The coronavirus pandemic threw everyone for a loop in 2020. And as the year winds down, it’s time to reflect, reset and prepare for 2021.
It may be especially important for families to assess their financial health for the new year. The coronavirus pandemic had a major impact — 42% of households said incomes are still below pre-pandemic levels, according to a Bankrate survey, in which YouGov polled 2,750 adults.
That’s meant many have stepped back from financial goals. More than 60% of Americans are likely to fall short of their 2020 financial goals, according to another report from YouGov and MyWalletJoy that surveyed more than 1,200 adults.
“Year-end provides a perfect opportunity for us as humans to take a sort of a psychological pause for a moment and say, ‘Okay, let’s exhale, pause, and look at where we started this year, where we ended this year and how we got there in the meantime,’” said certified financial planner Nicole Gopoian Wirick of Prosperity Wealth Strategies in Birmingham, Michigan.
Taking stock of 2020
The first thing experts recommend people do is gather all financial statements to review how they did in 2020 — if they had a savings or spending target, did they reach it? If not, what happened?
“Look for things that are sort of atypical,” said Gopoian Wirick. That includes big spikes in spending during certain months, or a shift in your budget due to the pandemic. If you see something out of place, formulate a plan for next year, she said.
Take some time to check in with your savings accounts as well, such as your emergency savings fund and retirement accounts. If those aren’t where you’d like them to be because of the pandemic, a solution should be in your 2021 plan.
Of those who didn’t review policies, half of homeowners and one-third of car owners should have because of a life adjustment or change that could’ve either saved them money or meant they needed more coverage.
People should also review any subscription services they’ve paid for this year, and see what they could cut to save money, according to Niv Persaud, CFP and managing director at Transition Planning & Guidance, LLC in Atlanta. She also suggested looking at year-end points balances on credit cards and using them for holiday gifts or other expenses.
Preparing for 2021
Once you’ve reviewed 2020, it’s time to make a financial plan for 2021.

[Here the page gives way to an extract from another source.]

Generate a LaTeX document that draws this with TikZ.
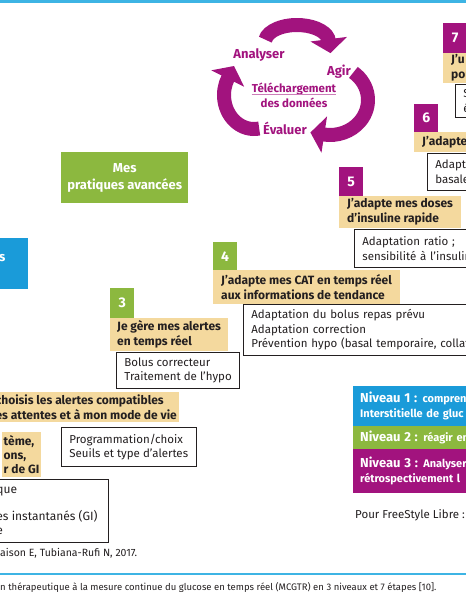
\documentclass[tikz,border=0pt]{standalone}
\usepackage{fontspec}
\setmainfont{Fira Sans}
\usetikzlibrary{arrows.meta,positioning}
\definecolor{ink}{HTML}{231F20}
\definecolor{plum}{HTML}{A2137E}
\definecolor{leaf}{HTML}{8CB83F}
\definecolor{sky}{HTML}{1A9BD9}
\definecolor{rule}{HTML}{3DB4E4}
\definecolor{sand}{HTML}{F4D99E}
\tikzset{
  every node/.style={font=\fontsize{11.5}{14.5}\selectfont,text=ink,inner sep=0pt},
  numbox/.style={anchor=north west,minimum width=24pt,text=white,font=\bfseries\fontsize{14}{14}\selectfont},
  band/.style={anchor=north west,fill=sand,align=left,inner xsep=8pt,font=\bfseries\fontsize{12}{15}\selectfont},
  infobox/.style={anchor=north west,draw=ink,line width=.8pt,fill=white,align=left,inner xsep=8pt},
  cyclearrow/.style={draw=plum,line width=14pt,-{Triangle[length=14pt,width=36pt]}},
  cycletext/.style={text=plum,font=\bfseries\fontsize{13}{15}\selectfont},
  levelbox/.style={anchor=north west,text=white,align=left,inner xsep=7pt,font=\bfseries\fontsize{11}{15}\selectfont},
  bigbold/.style={font=\bfseries\fontsize{13}{17}\selectfont}}
\newcommand\lvl[1]{{\fontsize{13}{15}\selectfont #1}}

\begin{document}
\begin{tikzpicture}[x=1pt,y=-1pt]
\useasboundingbox (0,0) rectangle (466,600);
\clip (0,0) rectangle (466,600);
\fill[rule] (0,0) rectangle (466,2.5);

\draw[cyclearrow] (297,42) ++(-172:32 and 17) arc[start angle=-172,end angle=-3,x radius=32,y radius=17] -- ++(1.5,12);
\draw[cyclearrow] (330,100) ++(-52:38 and 35) arc[start angle=-52,end angle=100,x radius=38,y radius=35] -- ++(-13,-2);
\draw[cyclearrow] (254,95) ++(80:30 and 34) arc[start angle=80,end angle=210,x radius=30,y radius=34] -- ++(6,-12);
\node[cycletext] (analyse) at (259,55) {Analyser};
\node[cycletext] (act) at (339,72) {Agir};
\node[cycletext,font=\bfseries\fontsize{11.5}{14}\selectfont] (download) at (294,89) {Téléchargement};
\draw[plum!55,line width=.8pt] ([yshift=-2pt]download.base west) -- ([yshift=-2pt]download.base east);
\node[cycletext,font=\bfseries\fontsize{11.5}{14}\selectfont] (data) at (294,103) {des données};
\node[cycletext] (evaluate) at (285,128) {Évaluer};

\node[fill=leaf,text=white,bigbold,align=center,anchor=north west,minimum width=127pt,minimum height=51pt] (advanced) at (61,152) {Mes\\pratiques avancées};
\node[fill=sky,anchor=north east,minimum width=40pt,minimum height=51pt] (basics) at (28,238) {};
\node[text=white,bigbold,anchor=east] (basicstxt) at (5.5,258) {s};

\node[numbox,fill=plum,minimum height=30pt] (num7) at (443,23) {7};
\node[band,minimum height=30pt,text width=40pt] (band7) at (443,53) {J'u\\pou};
\node[infobox,minimum height=33pt,text width=30pt] (box7) at (455,84) {S\\é};

\node[numbox,fill=plum,minimum height=28pt] (num6) at (414,104) {6};
\node[band,minimum height=20pt,text width=60pt] (band6) at (414,132) {J'adapte};
\node[infobox,minimum height=37pt,text width=50pt] (box6) at (427,153) {Adapta\\basale};

\node[numbox,fill=plum,minimum height=29pt] (num5) at (339,167) {5};
\node[band,minimum height=32pt] (band5) at (339,196) {J'adapte mes doses\\d'insuline rapide};
\node[infobox,minimum height=38pt,text width=120pt] (box5) at (354,229) {Adaptation ratio ;\\sensibilité à l'insulin};

\node[numbox,fill=leaf,minimum height=28pt] (num4) at (213,242) {4};
\node[band,minimum height=34pt] (band4) at (213,270) {J'adapte mes CAT en temps réel\\aux informations de tendance};
\node[infobox,minimum height=51pt,text width=250pt] (box4) at (243,304) {Adaptation du bolus repas prévu\\Adaptation correction\\Prévention hypo (basal temporaire, collati};

\node[numbox,fill=leaf,minimum height=30pt] (num3) at (110,288) {3};
\node[band,minimum height=33pt,inner xsep=7pt] (band3) at (110,318) {Je gère mes alertes\\en temps réel};
\node[infobox,minimum height=36pt] (box3) at (116,352) {Bolus correcteur\\Traitement de l'hypo};

\node[band,anchor=north east,minimum height=30pt,inner xsep=2pt] (band2) at (179,392) {choisis les alertes compatibles\\es attentes et à mon mode de vie};
\node[infobox,minimum height=39pt] (box2) at (61,427) {Programmation/choix\\Seuils et type d'alertes};

\node[band,anchor=north east,minimum height=45pt,inner xsep=1.5pt,font=\bfseries\fontsize{12}{14}\selectfont] (band1) at (41,432) {tème,\\ons,\\r de GI};
\node[infobox,anchor=north east,minimum height=63pt,inner xsep=11pt,font=\fontsize{12}{13.5}\selectfont] (box1) at (109,479) {que\\\mbox{}\\es instantanés (GI)\\e};

\node[levelbox,fill=sky,minimum height=40pt,text width=110pt] (level1) at (353,386) {\lvl{Niveau 1 :} compren\\Interstitielle de gluc};
\node[levelbox,fill=leaf,minimum height=23pt,text width=110pt] (level2) at (353,426) {\lvl{Niveau 2 :} réagir en};
\node[levelbox,fill=plum,minimum height=44pt,text width=110pt] (level3) at (353,449) {\lvl{Niveau 3 :} Analyser\\rétrospectivement l};
\node[anchor=west] (freestyle) at (355,515) {Pour FreeStyle Libre :};

\node[anchor=west,font=\fontsize{10.5}{12}\selectfont] (credit) at (0,553) {aison E, Tubiana-Rufi N, 2017.};
\draw[rule,line width=1.2pt] (0,574) -- (466,574);
\node[anchor=west,font=\fontsize{9.5}{12}\selectfont] (caption) at (0,587) {n thérapeutique à la mesure continue du glucose en temps réel (MCGTR) en 3 niveaux et 7 étapes [10].};
\end{tikzpicture}
\end{document}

First, make sure you have a solid budget that accurately reflects what you expect in terms of income and expenses and lines up with your long-term goals.
If 2020 was a difficult year, and especially if you had to dip into emergency savings, the goal of 2021 may be to rebuild. If that’s the case, don’t feel bad for having to spend down savings, said Gopoian Wirick.
“No one anticipated this pandemic, but those that successfully made it through the pandemic from a financial perspective often had that emergency fund in place for something exactly like this,” she said. “So that’s actually great news.”
If you need to boost savings again, find ways to make it easier on yourself, such as setting up an automatic transfer in every paycheck, or using an app that squirrels away funds on a daily or weekly bases.
“Focus on one goal and just make that happen,” said Persaud. She added that some may want to change the total amount in an emergency fund — while financial planning 101 typically suggests three to six months of living expenses, after this year people may want to strive for nine months or more, she said.
Seek professional help if you need it, especially with estate planning such as writing a will and establishing a trust. In addition, make sure you have a durable power of attorney and a healthcare power of attorney — especially important amid a health crisis.
Don’t give up if 2020 was a tough year
To be sure, millions of Americans have been negatively impacted by the coronavirus pandemic, and the future is still uncertain — further stimulus hangs in the balance, and many will see a gap in unemployment benefits at the end of the year.
Financial planners stressed that people should still check in with their finances and not be discouraged if the year threw them off.
“This was a difficult year on so many fronts,” said Gopoian Wirick, adding that having your finances in order is a work in progress and getting back to your plan is part of the process.
“Set realistic goals and try to find tips, tricks, tools, mechanisms things that can help you achieve those goals,” she said.